When the tea-drinking public are sufficiently intelligent to prefer naturally colored leaves to the ornamental stuff they now select, Mr. Chinaman will assuredly be glad enough to discontinue the addition of the Prussian blue, which costs him so much more per pound than his tea-leaves, and will save him the trouble of the painting and varnishing now in demand.

In the meantime, it is satisfactory to know that, although a few silly people may be deceived, nobody is poisoned by this practice of coloring green tea. I say “a few silly people,” for there can be only a few, and those very silly indeed, who judge of their tea by its appearance rather than by the quality of the infusion it produces.

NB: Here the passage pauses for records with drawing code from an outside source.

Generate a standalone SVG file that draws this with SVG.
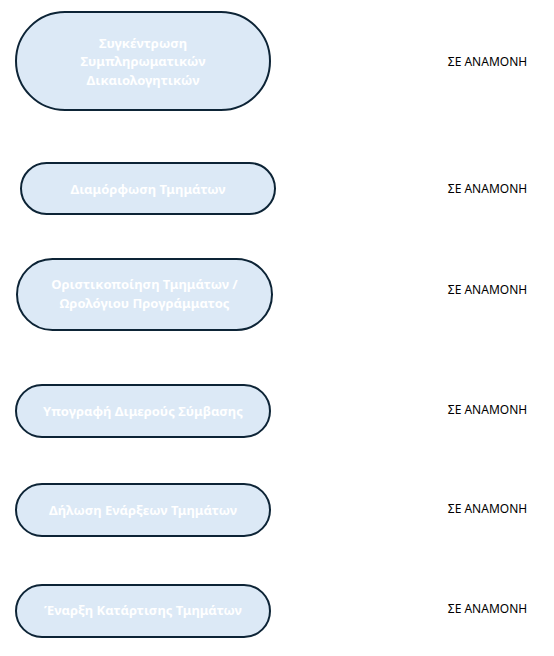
<svg xmlns="http://www.w3.org/2000/svg" width="554" height="656" viewBox="0 0 554 656">
<style>
.n{fill:#dce9f6;stroke:#0d2436;stroke-width:2}
.t{font-family:"Noto Sans",sans-serif;font-weight:bold;font-size:13px;fill:#ffffff;text-anchor:middle}
.s{font-family:"Noto Sans",sans-serif;font-size:12px;fill:#000000;text-anchor:middle}
</style>
<rect width="554" height="656" fill="#ffffff"/>
<g id="connectors"></g>
<g id="node1">
<rect class="n" x="16" y="12" width="254" height="98" rx="49" ry="49"/>
<text class="t" x="143" y="47.5">Συγκέντρωση</text>
<text class="t" x="143" y="66">Συμπληρωματικών</text>
<text class="t" x="143" y="84.5">Δικαιολογητικών</text>
</g>
<g id="node2">
<rect class="n" x="21" y="163" width="254" height="51" rx="25.5"/>
<text class="t" x="148" y="193.5">Διαμόρφωση Τμημάτων</text>
</g>
<g id="node3">
<rect class="n" x="17" y="259" width="255" height="71" rx="35.5"/>
<text class="t" x="144.5" y="289">Οριστικοποίηση Τμημάτων /</text>
<text class="t" x="144.5" y="308">Ωρολόγιου Προγράμματος</text>
</g>
<g id="node4">
<rect class="n" x="16" y="385" width="254" height="52" rx="26"/>
<text class="t" x="143" y="415.5">Υπογραφή Διμερούς Σύμβασης</text>
</g>
<g id="node5">
<rect class="n" x="16" y="484" width="254" height="52" rx="26"/>
<text class="t" x="143" y="514.5">Δήλωση Ενάρξεων Τμημάτων</text>
</g>
<g id="node6">
<rect class="n" x="16" y="585" width="254" height="52" rx="26"/>
<text class="t" x="143" y="615">Έναρξη Κατάρτισης Τμημάτων</text>
</g>
<g id="status">
<text class="s" x="487.5" y="66">ΣΕ ΑΝΑΜΟΝΗ</text>
<text class="s" x="487.5" y="193">ΣΕ ΑΝΑΜΟΝΗ</text>
<text class="s" x="487.5" y="294">ΣΕ ΑΝΑΜΟΝΗ</text>
<text class="s" x="487.5" y="414">ΣΕ ΑΝΑΜΟΝΗ</text>
<text class="s" x="487.5" y="513">ΣΕ ΑΝΑΜΟΝΗ</text>
<text class="s" x="487.5" y="613">ΣΕ ΑΝΑΜΟΝΗ</text>
</g>
</svg>
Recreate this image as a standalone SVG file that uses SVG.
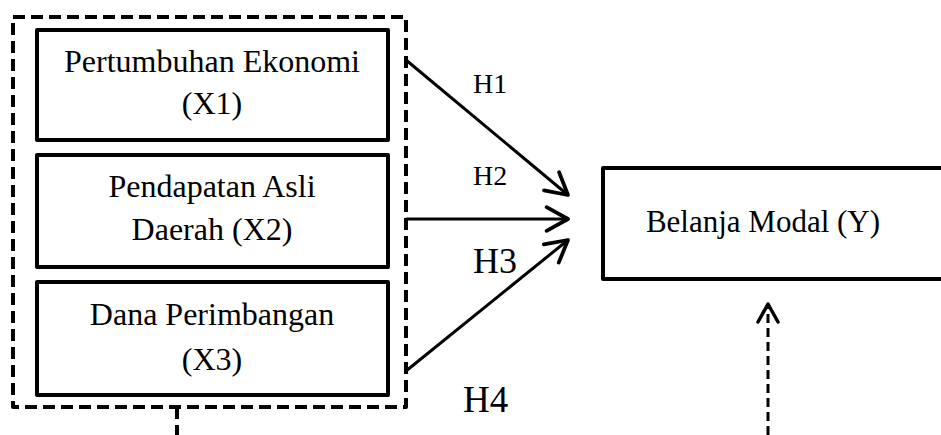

With these facts before us it is not difficult to trace the origin of the oft-repeated and contradicted statement that copper is used in coloring green tea. One of the essential ingredients in the manufacture of Prussian blue is sulphate of iron, the common commercial name which is “green copperas.” It is often supposed to contain copper, but this is not the case.

Your Shanghai correspondent overrates the market value of soapstone when he supposes that Chinese wax may be used as a cheap substitute. In many places—as, for instance, the “Lizard” district of Cornwall—great veins of this mineral occur, which, if needed, might be quarried in vast abundance, and at very little cost on account of its softness. The romantic scenery of Kynance Cove, its caverns, its natural arches, the “Devil’s Bellows,” the “Devil’s Post-office,” the “Devil’s Cauldrons,” and other fantastic formations of this part of the coast, attributed to his Satanic Majesty or the Druids, are the natural results of the waves beating away the veins of soft soapstone, and leaving the deformed skeleton rocks of harder serpentine behind.